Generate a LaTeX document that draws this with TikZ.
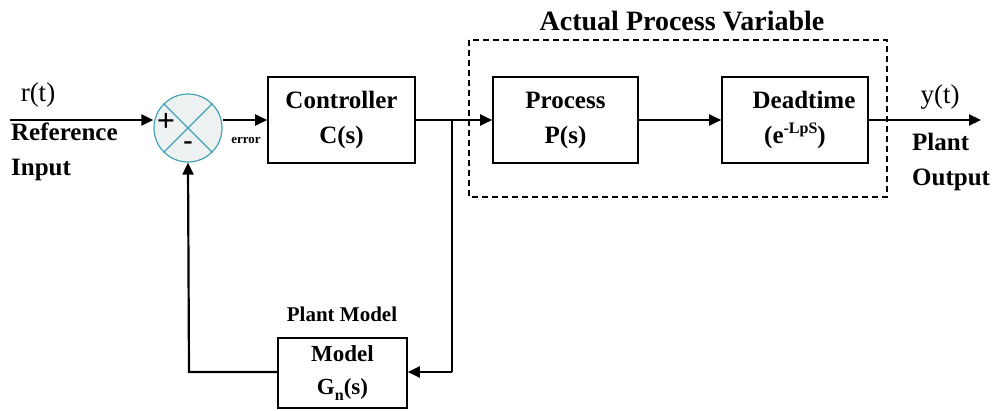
\documentclass[tikz,border=0pt]{standalone}
\usepackage{fontspec}
\setmainfont{Liberation Serif}[BoldFont={Liberation Serif Bold}]
\usetikzlibrary{arrows.meta,positioning}
\definecolor{junctionedge}{HTML}{45A3AE}
\definecolor{junctionfill}{HTML}{EEF1F1}
\tikzset{
  blk/.style={draw,line width=1.6pt,fill=white,align=center,inner sep=0pt,
    font=\fontsize{25}{35}\selectfont\bfseries},
  sig/.style={line width=2.2pt,-{Triangle[length=12pt,width=11pt]}},
  wire/.style={line width=2.2pt},
  lbl/.style={inner sep=0pt,font=\fontsize{25}{35}\selectfont\bfseries,align=left},
  sglbl/.style={inner sep=0pt,font=\fontsize{27}{30}\selectfont},
}
\begin{document}
\begin{tikzpicture}[x=1pt,y=-1pt]
\useasboundingbox (0,0) rectangle (999,410);

% dashed frame around the process and its dead time
\draw[line width=1.6pt,dash pattern=on 6pt off 4pt] (469,40) rectangle (887,197);
\node[inner sep=0pt,font=\fontsize{28}{30}\selectfont\bfseries] (title) at (682,21) {Actual Process Variable};

% summing junction
\node[circle,draw=junctionedge,fill=junctionfill,line width=1.2pt,minimum size=68pt,inner sep=0pt] (sum) at (188,128) {};
\draw[junctionedge,line width=1.2pt] (sum.45) -- (sum.225) (sum.135) -- (sum.315);
\node[inner sep=0pt,font=\fontsize{32}{30}\selectfont\bfseries] (plus) at (166,122) {+};
\node[inner sep=0pt,font=\fontsize{28}{30}\selectfont\bfseries] (minus) at (188,146) {-};
\node[inner sep=0pt,font=\fontsize{13}{14}\selectfont\bfseries] (err) at (246,140) {error};

% blocks
\node[blk,minimum width=147pt,minimum height=86pt] (ctrl) at (341.5,120) {Controller\\C(s)};
\node[blk,minimum width=145pt,minimum height=86pt] (proc) at (565.5,120) {Process\\P(s)};
\node[blk,minimum width=146pt,minimum height=86pt] (dead) at (795,120)
  {\hspace*{18pt}Deadtime\\(e\raisebox{0.42em}{\fontsize{16}{16}\selectfont -LpS})};
\node[blk,minimum width=129pt,minimum height=70pt,font=\fontsize{23}{33}\selectfont\bfseries] (model) at (342.5,373)
  {Model\\G\raisebox{-0.22em}{\fontsize{16}{16}\selectfont n}(s)};
\node[inner sep=0pt,font=\fontsize{21}{24}\selectfont\bfseries] (pm) at (342,314) {Plant Model};

% end points and branch point
\coordinate (in) at (10,120);
\coordinate (out) at (981,120);
\coordinate (br) at (452,120);
\coordinate (brlow) at (452,372);
\coordinate (fbcorner) at (189,372);

% signal connectors
\draw[sig] (in) -- (in -| sum.west);
\draw[sig] (sum.east |- in) -- (ctrl.west |- in);
\draw[sig] (ctrl.east |- in) -- (proc.west |- in);
\draw[sig] (proc.east |- in) -- (dead.west |- in);
\draw[sig] (dead.east |- in) -- (out);
\draw[wire] (br) -- (brlow);
\draw[sig] (brlow) -- (model.east |- brlow);
\draw[sig] (model.west |- fbcorner) -- (fbcorner) -- (sum.south);

% signal labels
\node[sglbl] (rt) at (38,95) {r(t)};
\node[lbl,anchor=west] (refin) at (11,152) {Reference\\Input};
\node[sglbl] (yt) at (940,97) {y(t)};
\node[lbl,anchor=west] (plout) at (912,162) {Plant\\Output};
\end{tikzpicture}
\end{document}
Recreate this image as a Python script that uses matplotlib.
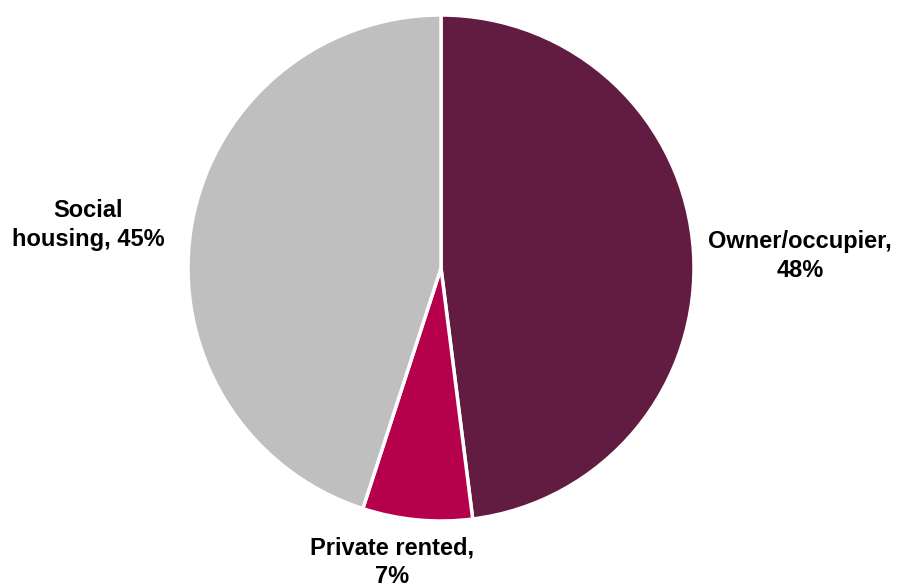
import matplotlib
matplotlib.use("Agg")
import matplotlib.pyplot as plt

plt.rcParams['font.family'] = ['Liberation Sans', 'DejaVu Sans']

tenure = ['Owner/occupier', 'Private rented', 'Social housing']
share = [48, 7, 45]
colours = ['#621c42', '#b5004b', '#bfbfbf']

# label anchor points (pixels, y measured from the bottom) and line breaks
label_text = ['Owner/occupier,\n{}%', 'Private rented,\n{}%', 'Social\nhousing, {}%']
label_pos = [(800, 327), (392, 21), (88, 358)]

fig = plt.figure(figsize=(8.99, 5.83), dpi=100)
ax = fig.add_axes([0, 0, 1, 1])

ax.pie(share, colors=colours, startangle=90, counterclock=False,
       center=(441, 315), radius=253,
       wedgeprops=dict(edgecolor='white', linewidth=2.5))

for txt, val, (x, y) in zip(label_text, share, label_pos):
    ax.text(x, y, txt.format(val), ha='center', va='center',
            fontsize=17, fontweight='bold', linespacing=1.28, color='black')

ax.set_xlim(0, 899)
ax.set_ylim(0, 583)
ax.set_aspect('equal')
ax.axis('off')

fig.savefig('out.png', dpi=100)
* * * *
» **DIRECTION**: Make an exact copy of the lines from the one holding "Recreate this image" through the one holding "ax = fig.add_axes([0, 0, 1, 1])", end lines included, without the pictures.

» **TASK RESPONSE**:
Recreate this image as a Python script that uses matplotlib.
import matplotlib
matplotlib.use("Agg")
import matplotlib.pyplot as plt

plt.rcParams['font.family'] = ['Liberation Sans', 'DejaVu Sans']

tenure = ['Owner/occupier', 'Private rented', 'Social housing']
share = [48, 7, 45]
colours = ['#621c42', '#b5004b', '#bfbfbf']

# label anchor points (pixels, y measured from the bottom) and line breaks
label_text = ['Owner/occupier,\n{}%', 'Private rented,\n{}%', 'Social\nhousing, {}%']
label_pos = [(800, 327), (392, 21), (88, 358)]

fig = plt.figure(figsize=(8.99, 5.83), dpi=100)
ax = fig.add_axes([0, 0, 1, 1])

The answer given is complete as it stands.